The Concerned Citizens Movement (CCM) had asked the court to issue an interim injunction restraining the parties concerned from holding the elections on any date prior to February 5, 2020 unless the procedures are fully in place to hold the elections. They have argued that there are irregularities in the list of electors and election reform is necessary for the country to have free and fair elections.
But Justice Bernie Stephenson ruled that the court does not have the jurisdiction to grant such an injunction, since President Charles Savarin had already issued the writ to hold the polls, and the challenge could only be made by election petition.
“The conduct of election in Dominica is governed by the Constitution. When an election is called, the country enters into a period called elections, the Parliament is dissolved. This court cannot intrude on the elections once the writ has been issued by the President. I understand that the applicants may have legitimate concerns but that can be done otherwise – and that is after the election, via elections petition and so, declare that this court has no jurisdiction to grant the reliefs sought,” the judge said.
Her ruling yesterday came after hearing arguments from both sides on Monday on whether the court had jurisdiction to grant the requested injunction.
The team of lawyers for the petitioners, led by attorney Cara Shillingford, will lodge an appeal with the St Lucia-based Eastern Caribbean Supreme Court.

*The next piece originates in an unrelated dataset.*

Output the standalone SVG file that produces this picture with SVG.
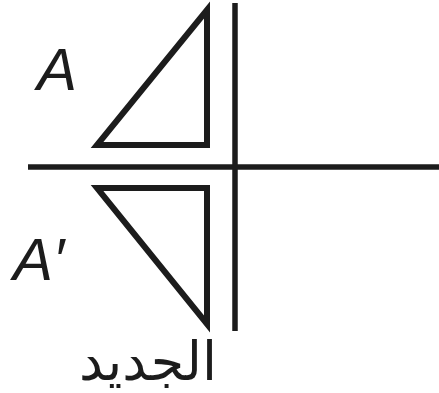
<svg xmlns="http://www.w3.org/2000/svg" width="439" height="393" viewBox="0 0 439 393">
<style>
.ln{stroke:#1c1c1c;stroke-width:5.5;fill:none;}
.tri{stroke:#1c1c1c;stroke-width:6;fill:none;stroke-linejoin:miter;}
.lbl{font-family:"Liberation Sans",Arial,sans-serif;font-style:italic;font-size:60px;fill:#1c1c1c;}
.ar{font-family:"DejaVu Sans",sans-serif;font-size:54px;fill:#1c1c1c;}
</style>
<rect width="439" height="393" fill="#fff"/>
<g id="axes">
<line class="ln" x1="235" y1="3" x2="235" y2="331"/>
<line class="ln" x1="28" y1="167" x2="439" y2="167"/>
</g>
<g id="triangleA">
<polygon class="tri" points="207,10 97,145 207,145"/>
</g>
<g id="triangleA2">
<polygon class="tri" points="97,188 207,188 207,324"/>
</g>
<g id="labelA"><text class="lbl" x="37" y="90">A</text></g>
<g id="labelA2"><text class="lbl" x="13" y="280">A′</text></g>
<g id="caption"><text class="ar" x="148" y="380" text-anchor="middle" direction="rtl">الجديد</text></g>
</svg>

“We are not surprised at the decision and will appeal. We remain firm in our conviction that the elections should be stopped and there are too many irregularities for the December 6th, 2019 election to go ahead,” Shillingford said after the ruling.
But Lennox Lawrence, who appeared on behalf of President Savarin – who was named as a respondent along with the Electoral Commission, the Chief Elections Officer, the Cabinet of Dominica, the Attorney General and the state-owned DBS radio – told reporters the law in Dominica and other parts of the Commonwealth was clear on the matter and the court had simply applied the law.